For Smith the cumulative effect of the above and a range of other elements of the film is to create a distinctly arthouse aesthetic. He goes as far as suggesting that the appearance of Geraldine Chaplin in the role of Alicia’s dance tutor is a clear sign to Spanish audiences that Almodóvar is “aiming for the outer reaches of the art movie”. I’m not sure that stands up or the claim that the first few minutes of the film (the dance-theatre sequence) is alienating as an opening. However the cultural references and what Smith calls an “aesthetic patterning” do add up to a rich and compelling narrative. I think I prefer José Arroyo’s conclusion that Almodóvar manages to present a complex story as “simply told”, presenting “a range of feeling at once precise and endlessly evocative”. The more I think about the reception of this film (and its promotion by Almodóvar), the more I am reminded by the similar reception of Julieta in 2016.
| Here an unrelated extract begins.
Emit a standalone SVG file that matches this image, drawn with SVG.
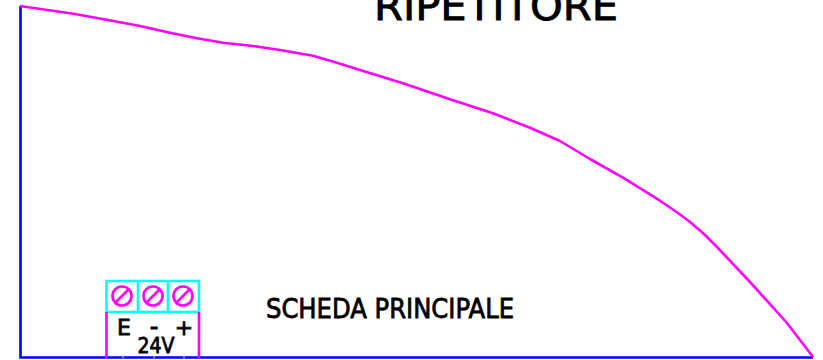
<svg xmlns="http://www.w3.org/2000/svg" width="823" height="360" viewBox="0 0 823 360">
<style>
.t{font-family:"DejaVu Sans","Liberation Sans",sans-serif;fill:#000;stroke:#000;stroke-width:.8}
.s{fill:none;stroke:#ff00ff;stroke-width:2.600;stroke-linejoin:round}
.c{fill:none;stroke:#00ffff;stroke-width:2.600}
</style>
<rect width="823" height="360" fill="#fff"/>
<g id="outline" fill="none">
<path d="M20.500 6V357.500H813" stroke="#0000ff" stroke-width="2.600"/>
<path class="s" d="M20 6L75 14L120 22.300L140 26L170 32.700L197 38.300L223 42.700L253 46L280 50L313 55.700L337 62.700L360 70L403 83.300L450 99.300L493 113.300L530 127.700L560 141L590 159L623 177.700L660 200.700L678 213L690 222L704 234L717 247L750 282L787 323L813 357"/>
</g>
<g id="title"><text class="t" x="496" y="20" font-size="39" text-anchor="middle" textLength="244" lengthAdjust="spacingAndGlyphs">RIPETITORE</text></g>
<g id="scheda"><text class="t" x="390" y="318" font-size="27" text-anchor="middle" textLength="248" lengthAdjust="spacingAndGlyphs">SCHEDA PRINCIPALE</text></g>
<g id="morsettiera">
<path class="c" d="M106.500 281H199V312H106.500ZM138 281V312M168 281V312"/>
<path class="s" d="M106.500 312V358M199 312V358"/>
<g class="s"><circle cx="122" cy="296" r="9.500"/><path d="M116 302L128 290"/><circle cx="153" cy="296" r="9.500"/><path d="M147 302L159 290"/><circle cx="183" cy="296" r="9.500"/><path d="M177 302L189 290"/></g>
<path d="M122 357h2M153 357h2M183 357h2" stroke="#888" stroke-width="2"/>
<text class="t" x="124" y="335" font-size="22" text-anchor="middle">E</text>
<text class="t" x="154" y="335" font-size="24" text-anchor="middle">-</text>
<text class="t" x="184" y="335" font-size="22" text-anchor="middle">+</text>
<text class="t" x="156" y="353" font-size="21" text-anchor="middle" textLength="37" lengthAdjust="spacingAndGlyphs">24V</text>
</g>
</svg>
The one aspect of the film I haven’t discussed is the most controversial aspect of the story – and that is something I think viewers should come across without any previous knowledge. What I will point out is that Almodóvar presents the whole question through a fantasy dream sequence and that this sequence, several minutes long, is matched by other ‘performances’ by the dance-theatre troupe and by musical sequences, one staged as part of the narrative by the Brazilian singer and musical legend Caetano Veloso. Talk to Her is a joy and I don’t understand how or why I didn’t appreciate it first time around.